“Our people have given us the job of carrying out the presidential and executive posts,” said Erdogan in a speech from Istanbul on early on Monday.
“I hope nobody will try to cast a shadow on the results and harm democracy in order to hide their own failure,” he added.
The country’s main opposition party initially said that Erdogan would fall well short of a first-round victory, but after the results were announced that it would carry on its democratic struggle “whatever the result.”
With 99 percent of votes counted in the presidential race, Erdogan had 52.5 percent.
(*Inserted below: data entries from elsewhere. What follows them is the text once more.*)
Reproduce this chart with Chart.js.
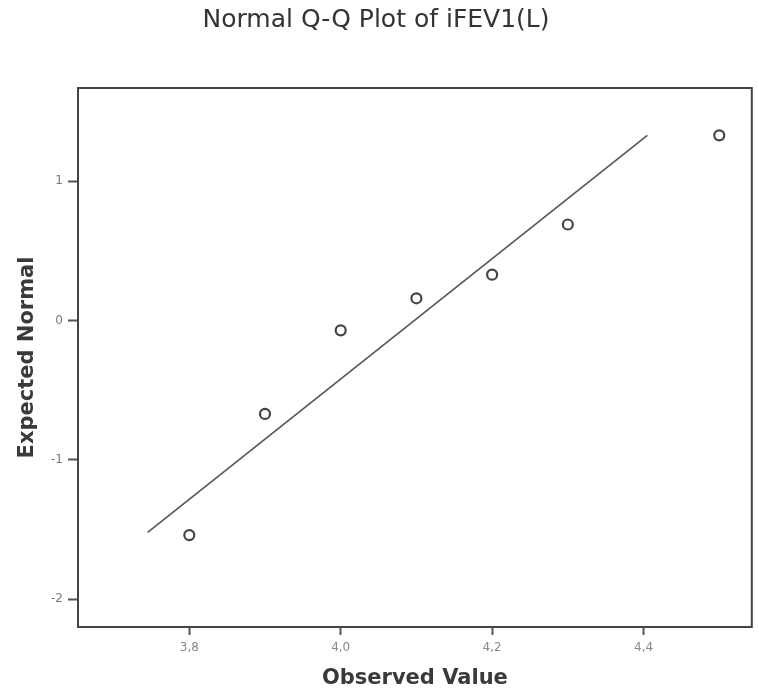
<!DOCTYPE html>
<html>
<head>
<meta charset="utf-8">
<script src="https://cdn.jsdelivr.net/npm/chart.js@4"></script>
<style>
  html, body { margin: 0; padding: 0; background: #fff; }
  #wrap { width: 759px; height: 691px; }
</style>
</head>
<body>
<div id="wrap"><canvas id="qq" width="759" height="691"></canvas></div>
<script>
const observed = [3.8, 3.9, 4.0, 4.1, 4.2, 4.3, 4.5];
const expected = [-1.54, -0.67, -0.07, 0.16, 0.33, 0.69, 1.33];

// Reference line end points
const lineX = [3.745, 4.405];
const lineY = [-1.52, 1.33];

const xTicks = [3.8, 4.0, 4.2, 4.4];
const yTicks = [-2, -1, 0, 1];

const points = observed.map((x, i) => ({ x: x, y: expected[i] }));
const refLine = lineX.map((x, i) => ({ x: x, y: lineY[i] }));

// frame round the plot area
const frame = {
  id: "frame",
  afterDatasetsDraw(chart) {
    const a = chart.chartArea;
    const c = chart.ctx;
    c.save();
    c.strokeStyle = "#444";
    c.lineWidth = 2;
    c.strokeRect(a.left, a.top, a.right - a.left, a.bottom - a.top);
    c.restore();
  }
};

const ctx = document.getElementById("qq").getContext("2d");
new Chart(ctx, {
  type: "scatter",
  data: {
    datasets: [
      {
        type: "line",
        data: refLine,
        borderColor: "#555",
        borderWidth: 1.6,
        pointRadius: 0,
        fill: false
      },
      {
        data: points,
        pointRadius: 5,
        pointBorderWidth: 2.2,
        pointBorderColor: "#444",
        pointBackgroundColor: "rgba(0,0,0,0)"
      }
    ]
  },
  plugins: [frame],
  options: {
    responsive: false,
    animation: false,
    layout: { padding: { right: 7 } },
    plugins: {
      legend: { display: false },
      tooltip: { enabled: false },
      title: {
        display: true,
        text: "Normal Q-Q Plot of iFEV1(L)",
        color: "#333",
        font: { family: "DejaVu Sans", size: 25, weight: "normal", lineHeight: 1.2 },
        padding: { top: 5, bottom: 53 }
      }
    },
    scales: {
      x: {
        type: "linear",
        min: 3.653,
        max: 4.543,
        grid: { display: true, drawOnChartArea: false, drawTicks: true, tickLength: 8, tickColor: "#555", tickWidth: 2 },
        border: { display: false },
        afterBuildTicks: (s) => { s.ticks = xTicks.map(v => ({ value: v })); },
        afterFit: (s) => { s.height = 64; },
        ticks: {
          color: "#888",
          font: { family: "DejaVu Sans", size: 12 },
          padding: 6,
          maxRotation: 0,
          callback: (v) => v.toFixed(1).replace(".", ",")
        },
        title: {
          display: true,
          text: "Observed Value",
          color: "#3a3a3a",
          font: { family: "DejaVu Sans", size: 21, weight: "bold" },
          padding: { top: 0, bottom: 0 }
        }
      },
      y: {
        type: "linear",
        min: -2.2,
        max: 1.67,
        grid: { display: true, drawOnChartArea: false, drawTicks: true, tickLength: 10, tickColor: "#555", tickWidth: 2 },
        border: { display: false },
        afterBuildTicks: (s) => { s.ticks = yTicks.map(v => ({ value: v })); },
        afterFit: (s) => { s.width = 78; },
        ticks: {
          color: "#777",
          font: { family: "DejaVu Sans", size: 12 },
          padding: 5,
          callback: (v) => v
        },
        title: {
          display: true,
          text: "Expected Normal",
          color: "#3a3a3a",
          font: { family: "DejaVu Sans", size: 21, weight: "bold" },
          padding: { top: 15, bottom: 0 }
        }
      }
    }
  }
});
</script>
</body>
</html>
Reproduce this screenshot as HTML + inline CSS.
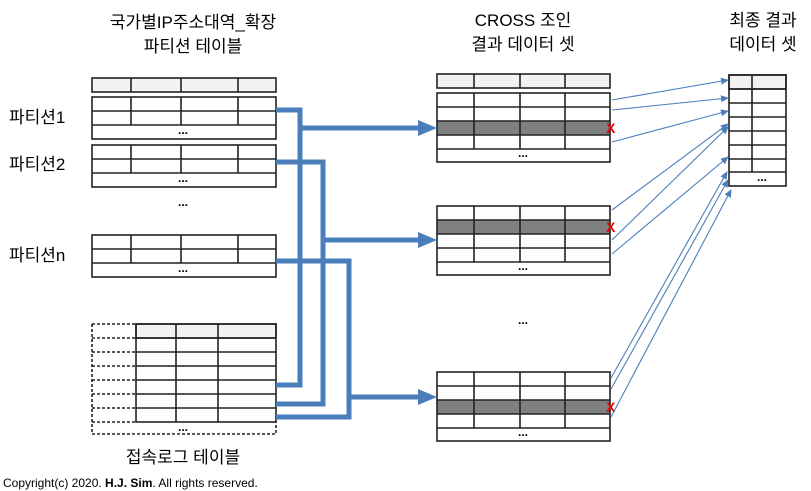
<!DOCTYPE html>
<html><head><meta charset="utf-8"><style>
html,body{margin:0;padding:0;background:#fff;width:811px;height:491px;overflow:hidden}
text{font-family:"Liberation Sans","Noto Sans CJK KR",sans-serif;fill:#000}
</style></head><body>
<svg width="811" height="491" viewBox="0 0 811 491" xmlns="http://www.w3.org/2000/svg">
<defs>
<marker id="ab" markerWidth="8" markerHeight="8" refX="7" refY="4" orient="auto" markerUnits="userSpaceOnUse"><path d="M0,0.5 L8,4 L0,7.5z" fill="#4a7ebb"/></marker>
</defs>
<!-- titles -->
<g font-size="17" text-anchor="middle">
<text x="193" y="28">국가별IP주소대역_확장</text>
<text x="193" y="52">파티션 테이블</text>
<text x="523" y="26">CROSS 조인</text>
<text x="523" y="50">결과 데이터 셋</text>
<text x="763" y="26">최종 결과</text>
<text x="763" y="50">데이터 셋</text>
<text x="183" y="463">접속로그 테이블</text>
</g>
<g font-size="17">
<text x="9" y="123">파티션1</text>
<text x="9" y="170">파티션2</text>
<text x="9" y="261">파티션n</text>
</g>
<text x="3" y="487" font-size="12">Copyright(c) 2020. <tspan font-weight="bold">H.J. Sim</tspan>. All rights reserved.</text>

<g stroke="#222" stroke-width="1.6" fill="none">
<!-- left header -->
<rect x="92" y="78" width="184" height="14" fill="#f2f2f2"/>
<path d="M131 78V92M181 78V92M238 78V92"/>
<!-- partition 1 -->
<rect x="92" y="97" width="184" height="42" fill="#fff"/>
<path d="M92 111H276M92 125H276M131 97V125M181 97V125M238 97V125"/>
<!-- partition 2 -->
<rect x="92" y="145" width="184" height="42" fill="#fff"/>
<path d="M92 159H276M92 173H276M131 145V173M181 145V173M238 145V173"/>
<!-- partition n -->
<rect x="92" y="235" width="184" height="42" fill="#fff"/>
<path d="M92 249H276M92 263H276M131 235V263M181 235V263M238 235V263"/>
<!-- log table -->
<rect x="136" y="324" width="140" height="14" fill="#f2f2f2"/>
<rect x="136" y="324" width="140" height="98"/>
<path d="M136 338H276M136 352H276M136 366H276M136 380H276M136 394H276M136 408H276M176 324V422M218 324V422"/>
<g stroke-dasharray="3,2">
<path d="M92 324H136M92 338H136M92 352H136M92 366H136M92 380H136M92 394H136M92 408H136M92 422H136M92 324V434H276V422"/>
</g>
<!-- cross table 1 -->
<rect x="437" y="74" width="173" height="14" fill="#f2f2f2"/>
<path d="M474 74V88M520 74V88M565 74V88"/>
<rect x="437" y="121" width="173" height="14" fill="#808080" stroke="none"/>
<rect x="437" y="93" width="173" height="69"/>
<path d="M437 107H610M437 121H610M437 135H610M437 149H610M474 93V149M520 93V149M565 93V149"/>
<!-- cross table 2 -->
<rect x="437" y="220" width="173" height="14" fill="#808080" stroke="none"/>
<rect x="437" y="206" width="173" height="69"/>
<path d="M437 220H610M437 234H610M437 248H610M437 262H610M474 206V262M520 206V262M565 206V262"/>
<!-- cross table 3 -->
<rect x="437" y="400" width="173" height="14" fill="#808080" stroke="none"/>
<rect x="437" y="372" width="173" height="69"/>
<path d="M437 386H610M437 400H610M437 414H610M437 428H610M474 372V428M520 372V428M565 372V428"/>
<!-- final table -->
<rect x="729" y="75" width="57" height="14" fill="#f2f2f2"/>
<rect x="729" y="75" width="57" height="111"/>
<path d="M729 89H786M729 103H786M729 117H786M729 131H786M729 145H786M729 159H786M729 172H786M752 75V172"/>
</g>
<!-- dots -->
<g font-size="12" text-anchor="middle" font-weight="bold">
<text x="183" y="134">...</text>
<text x="183" y="182">...</text>
<text x="183" y="272">...</text>
<text x="183" y="206">...</text>
<text x="183" y="431">...</text>
<text x="523" y="157">...</text>
<text x="523" y="270">...</text>
<text x="523" y="436">...</text>
<text x="523" y="324">...</text>
<text x="762" y="181">...</text>
</g>
<!-- red X -->
<g font-size="14" fill="#e00" font-weight="bold">
<text x="606" y="133" style="fill:#e00">X</text>
<text x="606" y="232" style="fill:#e00">X</text>
<text x="606" y="412" style="fill:#e00">X</text>
</g>
<!-- thick blue connectors -->
<g stroke="#4a7ebb" stroke-width="5" fill="none">
<path d="M276 110H300V385H276"/>
<path d="M276 162H323V404H276"/>
<path d="M276 261H349V417H276"/>
<path d="M300 128H420"/>
<path d="M323 240H420"/>
<path d="M349 397H420"/>
</g>
<g fill="#4a7ebb">
<path d="M418 120L437 128L418 136z"/>
<path d="M418 232L437 240L418 248z"/>
<path d="M418 389L437 397L418 405z"/>
</g>
<!-- thin arrows -->
<g stroke="#4a7ebb" stroke-width="1.1" fill="none" marker-end="url(#ab)">
<path d="M612 100L728 80"/>
<path d="M612 110L728 98"/>
<path d="M612 142L728 111"/>
<path d="M612 210L728 124"/>
<path d="M612 240L728 127"/>
<path d="M612 254L728 157"/>
<path d="M611 378L727 172"/>
<path d="M611 389L728 180"/>
<path d="M611 417L731 190"/>
</g>
</svg>
</body></html>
Polls across the country of 81 million people officially closed at 5 pm (1400 GMT). There are no exit polls in Turkey and initial results are expected during the early evening.
Votes were cast in 180,065 polling places across the country.
Votes by Turks living abroad who cast their ballots in 60 countries at 123 embassies and consulates will be counted at the same time in the capital Ankara.
Turkey’s main opposition presidential candidate Muharrem Ince said on Sunday Turkish citizens should protect ballot boxes against possible fraud by President Erdogan’s ruling AK Party.
Erdogan called the snap elections, bringing forward a vote that was expected to be held in November 2019.
Six candidates were vying for the Turkish presidency. If a candidate wins just over 50 percent of the vote, he will win the presidency, but if not, there will be a runoff on July 8.
Erdogan won the last presidential election in 2014 after completing two terms as prime minister.
In April 2017, 51 percent of Turkish voters endorsed constitutional changes backed by Erdogan, which grant new executive powers to the president and scrap the post of prime minister.
Supporters of the reforms argue that they will modernize the country, but opponents fear a possible authoritarian rule.
The constitutional overhaul would mean that Erdogan could stay in power for another two terms until 2029.